Charts and diagrams as code
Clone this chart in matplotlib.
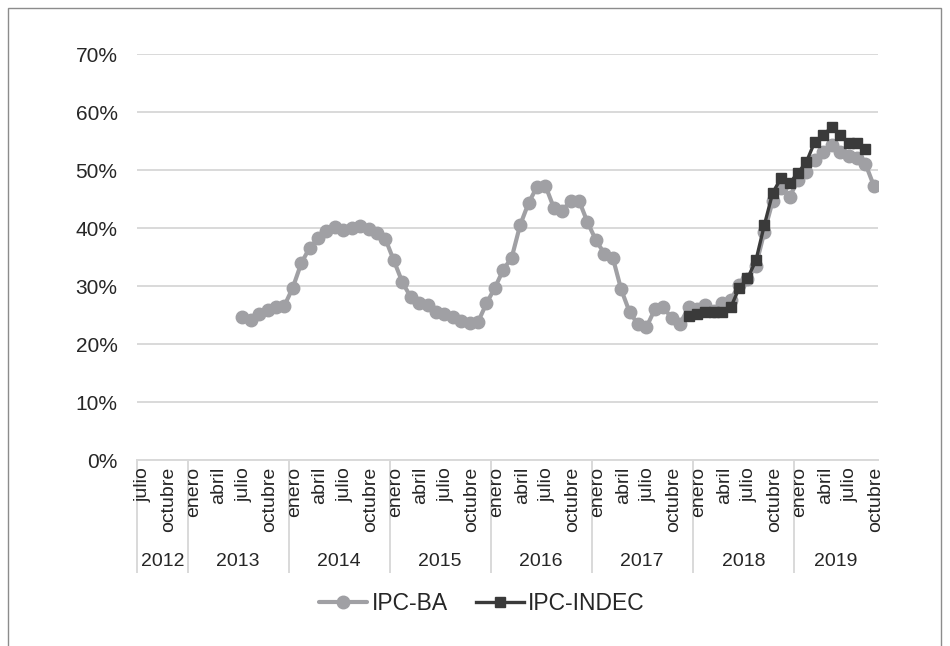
import numpy as np
import matplotlib
matplotlib.use("Agg")
import matplotlib.pyplot as plt
from matplotlib.patches import Rectangle
from matplotlib.transforms import ScaledTranslation, blended_transform_factory

plt.rcParams['font.family'] = ['Liberation Sans', 'DejaVu Sans']

# Monthly categories: July 2012 .. October 2019
years = ["2012", "2013", "2014", "2015", "2016", "2017", "2018", "2019"]
months_per_year = [6, 12, 12, 12, 12, 12, 12, 10]
month_names = ["enero", "febrero", "marzo", "abril", "mayo", "junio",
               "julio", "agosto", "septiembre", "octubre", "noviembre", "diciembre"]
shown_months = ["enero", "abril", "julio", "octubre"]

# IPC-BA, year-on-year (%), July 2013 .. October 2019
ipc_ba = [24.6, 24.1, 25.1, 25.9, 26.3, 26.6,
          29.7, 33.9, 36.6, 38.2, 39.5, 40.2, 39.7, 40.0, 40.3, 39.9, 39.2, 38.1,
          34.4, 30.7, 28.1, 27.1, 26.7, 25.5, 25.2, 24.6, 24.0, 23.7, 23.8, 27.0,
          29.7, 32.8, 34.9, 40.5, 44.3, 47.1, 47.3, 43.5, 43.0, 44.7, 44.7, 41.0,
          37.9, 35.6, 34.9, 29.4, 25.5, 23.4, 22.9, 26.0, 26.3, 24.5, 23.5, 26.3,
          26.1, 26.7, 25.7, 27.0, 27.6, 30.2, 31.2, 33.5, 39.3, 44.7, 46.9, 45.4,
          48.2, 49.7, 51.8, 53.1, 54.3, 53.1, 52.4, 52.1, 51.1, 47.3]
ipc_ba_start = ("2013", "julio")

# IPC-INDEC, year-on-year (%), December 2017 .. September 2019
ipc_indec = [24.8,
             25.1, 25.6, 25.5, 25.6, 26.3, 29.6, 31.3, 34.4, 40.5, 46.1, 48.6, 47.7,
             49.5, 51.4, 54.9, 56.0, 57.4, 56.0, 54.6, 54.6, 53.7]
ipc_indec_start = ("2017", "diciembre")

y_ticks = [0, 10, 20, 30, 40, 50, 60, 70]

# ---- build the category axis ----
labels = []
cat_year = []
for yr, n in zip(years, months_per_year):
    first = 12 - n if yr == years[0] else 0
    for m in range(first, first + n):
        labels.append(month_names[m])
        cat_year.append(yr)
n_cat = len(labels)


def series_on_axis(values, start):
    idx = [i for i in range(n_cat) if cat_year[i] == start[0] and labels[i] == start[1]][0]
    arr = np.full(n_cat, np.nan)
    arr[idx:idx + len(values)] = np.array(values) / 100.0
    return arr


ba = series_on_axis(ipc_ba, ipc_ba_start)
indec = series_on_axis(ipc_indec, ipc_indec_start)
x = np.arange(n_cat)

W, H = 950, 646
fig = plt.figure(figsize=(W / 100, H / 100), dpi=100)
fig.patch.set_facecolor("white")

# outer chart frame
fig.patches.append(Rectangle((8 / W, -0.05), (941 - 8) / W, 1.05 - 8 / H,
                             transform=fig.transFigure, fill=False,
                             edgecolor="#8C8C8C", linewidth=1.0))

left, right, top, bottom = 137, 878, 54, 460
ax = fig.add_axes([left / W, 1 - bottom / H, (right - left) / W, (bottom - top) / H])

grid_c = "#D9D9D9"
ba_c = "#A0A0A4"
indec_c = "#3A3A3A"
text_c = "#262626"

ax.plot(x, ba, color=ba_c, lw=3.0, marker="o", ms=9, label="IPC-BA",
        solid_capstyle="round", zorder=3)
ax.plot(x, indec, color=indec_c, lw=2.4, marker="s", ms=6.8, label="IPC-INDEC",
        zorder=4)

ax.set_xlim(-0.5, n_cat - 0.5)
ax.set_ylim(0, 0.7)
ax.set_yticks([v / 100 for v in y_ticks])
ax.set_yticklabels([f"{v}%" for v in y_ticks], fontsize=15, color=text_c)
ax.yaxis.grid(True, color=grid_c, lw=1.4)
ax.set_axisbelow(True)
ax.tick_params(axis="y", length=0, pad=14)

ax.set_xticks(x)
ax.set_xticklabels([lb if lb in shown_months else "" for lb in labels],
                   rotation=90, fontsize=14, color=text_c)
ax.tick_params(axis="x", length=0, pad=5)
shift = ScaledTranslation(2 / 100, 0, fig.dpi_scale_trans)
for lab in ax.get_xticklabels():
    lab.set_transform(lab.get_transform() + shift)

for s in ["left", "right", "top"]:
    ax.spines[s].set_visible(False)
ax.spines["bottom"].set_color(grid_c)
ax.spines["bottom"].set_linewidth(1.4)

# year separators and year labels below the month labels
trans = blended_transform_factory(ax.transData, ax.transAxes)
sep_bottom = -(572 - bottom) / (bottom - top)
year_y = -(561 - bottom) / (bottom - top)
pos = 0
for yr, n in zip(years, months_per_year):
    ax.plot([pos - 0.5, pos - 0.5], [0, sep_bottom], color=grid_c, lw=1.4,
            transform=trans, clip_on=False, zorder=0)
    ax.text(pos + (n - 1) / 2, year_y, yr, transform=trans, ha="center",
            va="center", fontsize=14, color=text_c)
    pos += n

fig.legend(loc="center", bbox_to_anchor=(482 / W, 1 - 604 / H), ncol=2,
           frameon=False, fontsize=16.5, handlelength=2.1, handletextpad=0.2,
           columnspacing=1.2, labelcolor=text_c)

fig.savefig("out.png", dpi=100)
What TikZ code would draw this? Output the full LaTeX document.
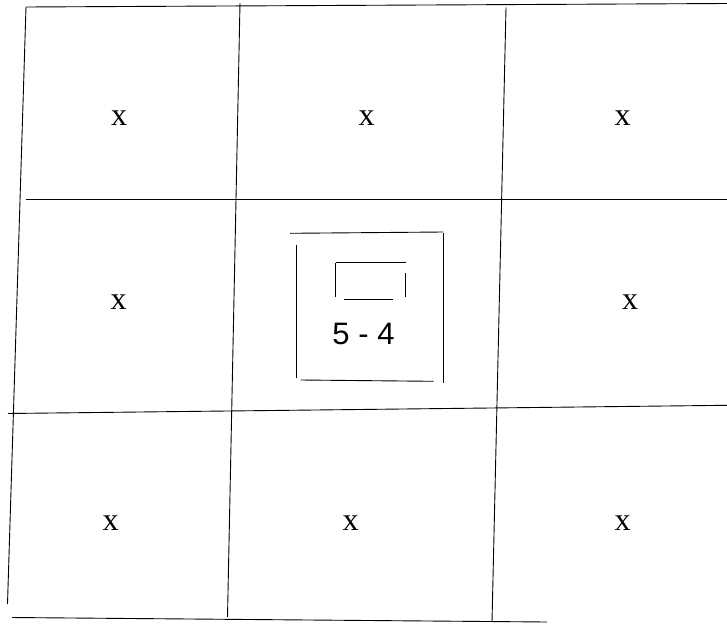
\documentclass[tikz,border=0pt]{standalone}
\usepackage{fontspec}
\setmainfont{Liberation Serif}
\newfontfamily\sansfnt{Liberation Sans}
\begin{document}
\begin{tikzpicture}[x=1pt,y=-1pt,
  gridline/.style={draw=black,line width=0.9pt},
  cellmark/.style={inner sep=0pt,font=\fontsize{32}{32}\selectfont},
  numlabel/.style={inner sep=0pt,font=\sansfnt\fontsize{31}{31}\selectfont}]
\useasboundingbox (0,0) rectangle (727,623);
% outer grid
\draw[gridline] (26,7) -- (727,3.5);
\draw[gridline] (26,7) -- (7.5,604);
\draw[gridline] (240,3) -- (227.5,617);
\draw[gridline] (506,7.5) -- (492,622);
\draw[gridline] (26,199.3) -- (727,199.3);
\draw[gridline] (8,413.5) -- (727,405.3);
\draw[gridline] (12,617.5) -- (547,622);
% inner square
\draw[gridline] (290,233.3) -- (443.3,232);
\draw[gridline] (443.3,233.3) -- (443.3,383.3);
\draw[gridline] (296,245) -- (296,378.3);
\draw[gridline] (300.7,380) -- (433.3,381.3);
% small rectangle
\draw[gridline] (336,262.7) -- (406,262.7);
\draw[gridline] (335.7,262.7) -- (335.7,297.3);
\draw[gridline] (405.7,273.3) -- (405.7,297.3);
\draw[gridline] (344,299.3) -- (393.3,299.3);
% labels
\node[cellmark] (c11) at (119,118.5) {x};
\node[cellmark] (c12) at (366.5,118.5) {x};
\node[cellmark] (c13) at (622.5,118.5) {x};
\node[cellmark] (c21) at (118.5,302.5) {x};
\node[cellmark] (c23) at (630,302.5) {x};
\node[cellmark] (c31) at (110.5,523) {x};
\node[cellmark] (c32) at (350.5,523) {x};
\node[cellmark] (c33) at (622.5,523) {x};
\node[numlabel] (mid) at (363.5,334) {5 - 4};
\end{tikzpicture}
\end{document}
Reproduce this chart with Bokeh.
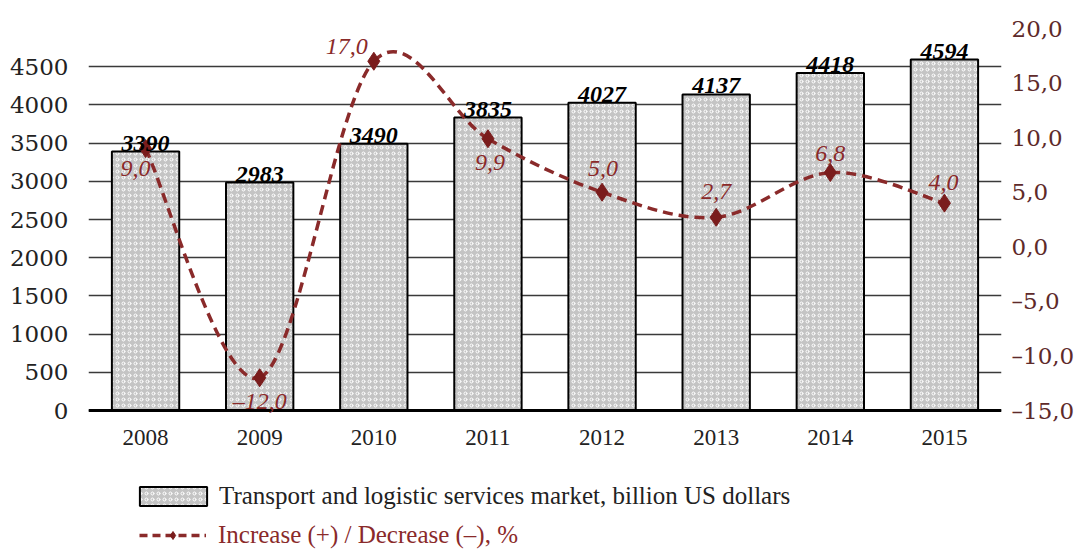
from bokeh.plotting import figure
from bokeh.models import (ColumnDataSource, Range1d, LinearAxis, FixedTicker, LabelSet,
                          Legend, LegendItem, Span)
from bokeh.embed import file_html
from bokeh.resources import INLINE

# ---- data ----
years = ["2008", "2009", "2010", "2011", "2012", "2013", "2014", "2015"]
market = [3390, 2983, 3490, 3835, 4027, 4137, 4418, 4594]
change = [9.0, -12.0, 17.0, 9.9, 5.0, 2.7, 6.8, 4.0]
left_ticks = [0, 500, 1000, 1500, 2000, 2500, 3000, 3500, 4000, 4500, 5000]
right_ticks = [-15, -10, -5, 0, 5, 10, 15, 20]
left_max, right_min, right_max = 5000, -15, 20

# label offsets (style only)
pct_dx = [-10, 0, -27, 2, 1, 0, 0, -1]
pct_dy = [-20, -23, 15, -24, 24, 26, 19, 21]

SERIF = "DejaVu Serif"
LSERIF = "Liberation Serif"
RED = "#8a2a2a"
xs = list(range(len(years)))

def fmt(v):
    s = f"{abs(v):.1f}".replace(".", ",")
    return ("\u2013" + s) if v < 0 else s

# layout geometry (pixels): frame runs from top=28 to bottom of page; value 0 sits 382px below top
W, H, TOP, PLOT_H = 1084, 549, 28, 382
below_frac = (H - TOP - PLOT_H) / PLOT_H
y_lo = -left_max * below_frac
pct_lo = right_min - (right_max - right_min) * below_frac

p = figure(width=W, height=H, output_backend="svg", toolbar_location=None,
           x_axis_type=None,
           x_range=Range1d(-0.5, len(years) - 0.5), y_range=Range1d(y_lo, left_max),
           min_border_left=88, min_border_right=83, min_border_top=TOP, min_border_bottom=0)
p.outline_line_color = None
p.background_fill_color = "white"
p.extra_y_ranges = {"pct": Range1d(pct_lo, right_max)}

# left axis
p.yaxis.ticker = FixedTicker(ticks=left_ticks)
p.yaxis.major_label_overrides = {5000: ""}
p.yaxis.axis_line_color = None
p.yaxis.major_tick_line_color = None
p.yaxis.minor_tick_line_color = None
p.yaxis.major_label_text_font = SERIF
p.yaxis.major_label_text_font_size = "23px"
p.yaxis.major_label_text_color = "#222222"
p.yaxis.major_label_standoff = 14

p.ygrid.grid_line_color = "#3a3a3a"
p.ygrid.grid_line_width = 1.6

# right axis
ra = LinearAxis(y_range_name="pct", ticker=FixedTicker(ticks=right_ticks))
ra.major_label_overrides = {t: fmt(t) for t in right_ticks}
ra.axis_line_color = None
ra.major_tick_line_color = None
ra.minor_tick_line_color = None
ra.major_label_text_font = SERIF
ra.major_label_text_font_size = "23px"
ra.major_label_text_color = "#5e2a2a"
ra.major_label_standoff = 4
p.add_layout(ra, "right")

# baseline (x axis line) and year labels
p.add_layout(Span(location=0, dimension="width", line_color="black", line_width=3))
ysrc = ColumnDataSource(dict(x=xs, y=[0] * len(xs), lbl=years))
p.add_layout(LabelSet(x="x", y="y", text="lbl", source=ysrc, y_offset=-27,
                      text_align="center", text_baseline="middle", text_font=SERIF,
                      text_font_size="23px", text_color="#222222"))

# bars
src = ColumnDataSource(dict(x=xs, top=market, lbl=[str(v) for v in market]))
bars = p.vbar(x="x", top="top", width=0.59, source=src, fill_color="#c4c4c4",
              hatch_pattern="ring", hatch_color="white", hatch_scale=6, hatch_weight=1,
              line_color="black", line_width=2)
p.add_layout(LabelSet(x="x", y="top", text="lbl", source=src, text_align="center",
                      text_baseline="bottom", y_offset=1, text_font=LSERIF,
                      text_font_size="24px", text_font_style="bold italic",
                      text_color="black"))

# smooth line via bezier segments (Catmull-Rom control points)
n = len(change)
x0, y0, x1, y1, cx0, cy0, cx1, cy1 = [], [], [], [], [], [], [], []
for i in range(n - 1):
    pi = (xs[i], change[i])
    pj = (xs[i + 1], change[i + 1])
    pm = (xs[i - 1], change[i - 1]) if i > 0 else pi
    pk = (xs[i + 2], change[i + 2]) if i + 2 < n else pj
    x0.append(pi[0]); y0.append(pi[1]); x1.append(pj[0]); y1.append(pj[1])
    cx0.append(pi[0] + (pj[0] - pm[0]) / 6); cy0.append(pi[1] + (pj[1] - pm[1]) / 6)
    cx1.append(pj[0] - (pk[0] - pi[0]) / 6); cy1.append(pj[1] - (pk[1] - pi[1]) / 6)
p.bezier(x0=x0, y0=y0, x1=x1, y1=y1, cx0=cx0, cy0=cy0, cx1=cx1, cy1=cy1,
         y_range_name="pct", line_color=RED, line_width=3.5, line_dash="10 6")
leg_line = p.line(x=[float("nan")], y=[float("nan")], line_color=RED, line_width=3.5,
                  line_dash="8 5", y_range_name="pct")
psrc = ColumnDataSource(dict(x=xs, y=change, lbl=[fmt(v) for v in change], dx=pct_dx, dy=pct_dy))
marks = p.scatter(x="x", y="y", source=psrc, marker="diamond", size=18, fill_color="#7a1c1c",
                  line_color="#7a1c1c", y_range_name="pct")
p.add_layout(LabelSet(x="x", y="y", text="lbl", source=psrc, x_offset="dx", y_offset="dy",
                      y_range_name="pct", text_align="center", text_baseline="middle",
                      text_font=LSERIF, text_font_size="24px", text_font_style="italic",
                      text_color=RED))

# legends
leg1 = Legend(items=[LegendItem(label="Transport and logistic services market, billion US dollars",
                                renderers=[bars])],
              location=(43, 39), glyph_width=84, glyph_height=24, label_standoff=4)
leg2 = Legend(items=[LegendItem(label="Increase (+) / Decrease (\u2013), %",
                                renderers=[leg_line, marks])],
              location=(51, 0), glyph_width=67, glyph_height=20, label_standoff=12)
for lg, col in ((leg1, "#222222"), (leg2, RED)):
    lg.orientation = "vertical"
    lg.label_text_font = LSERIF
    lg.label_text_font_style = "normal"
    lg.label_text_font_size = "25px"
    lg.label_text_color = col
    lg.border_line_color = None
    lg.background_fill_alpha = 0
    lg.padding = 4
    lg.margin = 0
    lg.label_height = 20
    p.add_layout(lg)

open("out.html", "w").write(file_html(p, INLINE))
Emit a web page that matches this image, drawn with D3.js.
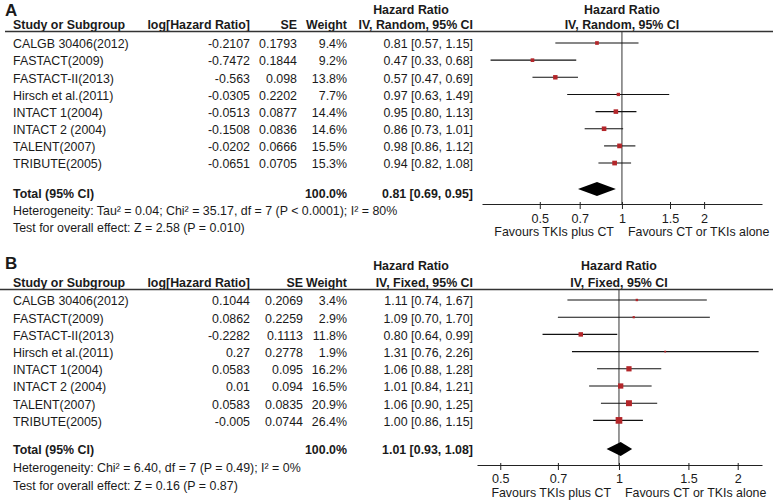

## [EXERCISE BRIEF]
Only the lines from the start of the records through the line containing "plt.rcParams['font.family'] = ['Liberation" should be repeated, word for word, with the pictures left out.

## [TASK SOLUTION]
Clone this chart in matplotlib.
import numpy as np
import matplotlib
matplotlib.use("Agg")
import matplotlib.pyplot as plt
from matplotlib.patches import Rectangle
from matplotlib.transforms import ScaledTranslation, blended_transform_factory

plt.rcParams['font.family'] = ['Liberation Sans', 'DejaVu Sans']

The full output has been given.